A recurrent theme in coaching supervision is the complexity of managing expectations and conversations with other stakeholders in the coaching relationship. The coachee’s line manager and HR, as well as, in some cases, important peers of the coachee, all have a view of what the coach should be doing – and this can create both unwanted pressure, confusion and conflict.

Sustainable, significant change in the coachee's inner systems can often only happen if there is corresponding and supportive change in the system(s) around them. Creating clarity – especially about the responsibilities of each of the people in the system – can head off many of the problems relating to unmatched expectations. It helps right at the start, in the contracting phase, to ensure that all parties reflect on and make commitments in response to the following three questions:

  • What are you going to do to support change in the coachee?
  • To what extent are you willing to change what you do to support the changes you want in (coachee)?
  • How will you notice change when it happens?

Other practical steps include:

  • Seek permission and create the expectation up front that the coach will also, as necessary, coach the other key players in the system.
  • Build in three-way or four-way meetings with the express intention of reviewing the system. This is very different from the typical review meeting, which puts all the emphasis on the coachee's perceived progress.
  • Create the expectation that opinions about coachee progress may often differ. For example, the coachee may think that they have made substantial progress, while their line manager may disagree. Agree what will happen, when this is the case.
  • Emphasise the need for clarity. At the beginning of the assignment, asking the three key questions above sets expectations and provides a framework for reminding all three parties of their responsibilities. It also helps to clarify the coach's responsibilities and avoid comments like: ‘You seem to be taking their (the coachee's) side’.
  • Clarify the hierarchy of responsibility for each. This should again be a multi-faceted conversation. The coach's responsibility will normally be first to the coachee, and then in an agreed order to the organisation, the boss and the system. The coachee's responsibilities may be divided between the priorities set for them by their boss, their own agenda for personal development and the system. The boss's and HR's responsibilities include the organisation, the coachee and the system. The reason for including the system in all of their responsibilities is that change is dependent on the combined impact of integrating efforts of each of the parties.

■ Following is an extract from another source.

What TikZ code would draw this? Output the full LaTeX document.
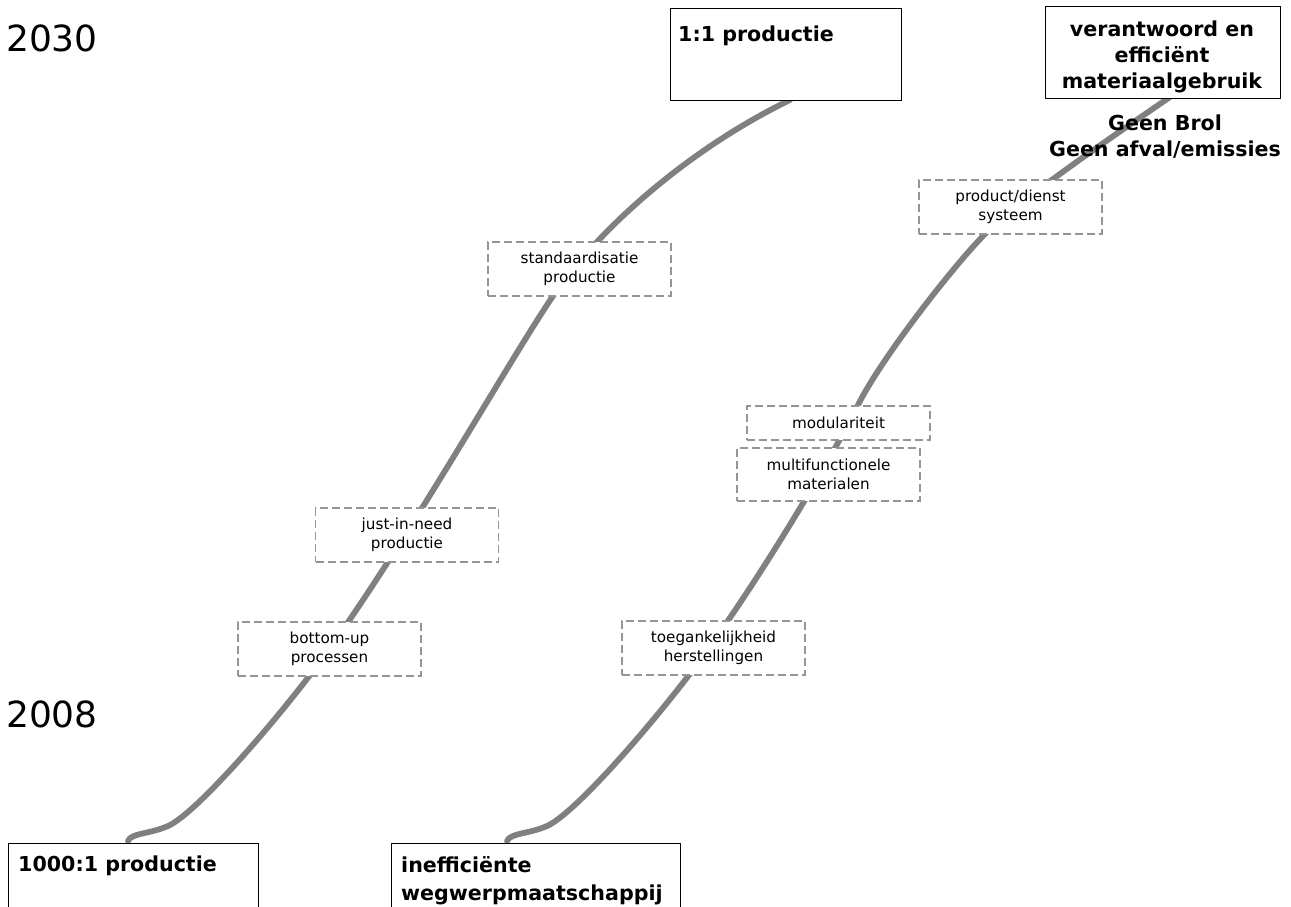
\documentclass[tikz,border=0pt]{standalone}
\usepackage{fontspec}
\setmainfont{DejaVu Sans}
\definecolor{curvegray}{HTML}{808080}
\definecolor{dashgray}{HTML}{959595}
\begin{document}
\begin{tikzpicture}[x=1pt,y=-1pt,
  curve/.style={draw=curvegray, line width=5.8pt, line cap=round, line join=round},
  bigbox/.style={draw=black, line width=1.1pt, fill=white, anchor=north west, inner sep=0pt},
  btext/.style={font=\fontsize{20.6}{26}\selectfont\bfseries, inner sep=0pt},
  dbox/.style={draw=dashgray, dash pattern=on 8pt off 4pt, line width=1.2pt, fill=white,
    minimum width=183pt, minimum height=54pt, inner sep=0pt, align=center,
    font=\fontsize{15.2}{19}\selectfont},
  year/.style={font=\fontsize{36}{40}\selectfont, inner sep=0pt, anchor=base west}]
\clip (0,0) rectangle (1291,907);
\fill[white] (0,0) rectangle (1291,907);

% years
\node[year] (y2030) at (6,52) {2030};
\node[year] (y2008) at (6,727) {2008};

% curve end points
\coordinate (l0) at (128,841);
\coordinate (l1) at (790,100);
\coordinate (r0) at (507,841);
\coordinate (r1) at (1170,97);

% curves (drawn behind the boxes)
\draw[curve] (l0) .. controls (131,833) and (150,834) .. (168,826)
  .. controls (195,814) and (268,730) .. (310,675)
  .. controls (394,565) and (508,362) .. (553,296)
  .. controls (598,230) and (687,150) .. (l1);
\draw[curve] (r0) .. controls (510,833) and (529,834) .. (547,826)
  .. controls (574,814) and (647,730) .. (689,675)
  .. controls (752,592) and (828,465) .. (858,405)
  .. controls (882,357) and (955,264) .. (985,234)
  .. controls (1020,199) and (1125,128) .. (r1);

% dashed step boxes
\node[dbox] (prod)  at (1010.5,207) {product/dienst\\systeem};
\node[dbox] (stand) at (579.5,269)  {standaardisatie\\productie};
\node[dbox, minimum height=34pt] (modul) at (838.5,423) {modulariteit};
\node[dbox, minimum height=53pt] (multi) at (828.5,474.5) {multifunctionele\\materialen};
\node[dbox] (jin)   at (407,535)    {just-in-need\\productie};
\node[dbox] (bu)    at (329.5,649)  {bottom-up\\processen};
\node[dbox] (toeg)  at (713.5,648)  {toegankelijkheid\\herstellingen};

% solid boxes
\node[bigbox, minimum width=250pt, minimum height=100pt] (b1000) at (8,843) {};
\node[bigbox, minimum width=289pt, minimum height=100pt] (bineff) at (391,843) {};
\node[bigbox, minimum width=231pt, minimum height=92pt] (b11) at (670,8) {};
\node[bigbox, minimum width=235pt, minimum height=92pt] (bver) at (1045,6) {};

% box texts
\node[btext, anchor=north west] (t1000) at (18,856) {1000:1 productie};
\node[btext, anchor=north west, align=left, font=\fontsize{20.6}{28}\selectfont\bfseries] (tineff) at (401,856) {inefficiënte\\wegwerpmaatschappij};
\node[btext, anchor=north west] (t11) at (678,26) {1:1 productie};
\node[btext, anchor=north, align=center] (tver) at (1162,21) {verantwoord en\\efficiënt\\materiaalgebruik};
\node[btext, anchor=north, align=center] (tgeen) at (1165,115) {Geen Brol\\Geen afval/emissies};
\end{tikzpicture}
\end{document}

There is no guarantee, of course, that this will remove all of the potential problems relating to mismatched expectations and different perspectives. But it does set the ground for honest and challenging conversations, which may keep the assignment on course!

Establishing the grounds for relationship success

Initial contracting can often be a brief and slightly embarrassing affair. This simple exercise makes the process of setting out mutual expectations a lot more fun and, it seems, improves both parties’ recollections of the agreed behavioural expectations.

  • The coach and the coachee prepare a descriptive list for the coach and/or coachee from hell. For example:
    • What attitudes would they show? Always talking, never listening.
    • What behaviours would they exhibit? Arrogance.
    • What would they not do? Overfamiliarity.
    • Kind of things they would do? Constantly postponing meetings.
    • What kind of things would they not say?
  • The two parties exchange their lists and compare. This helps to generate rapport and opens up specific concerns and fears about the relationship.
  • Together, the coach and coachee extract themes that are appropriate for defining the positive behaviours that each expect from the other.
  • The coach moves the conversation away from the relationship, to examine the context in which it will operate. She/he uses questions such as:
  • What would undermine our relationship, or prevent it from working as well as it should?
  • How will we make sure we don’t fall into any of these traps?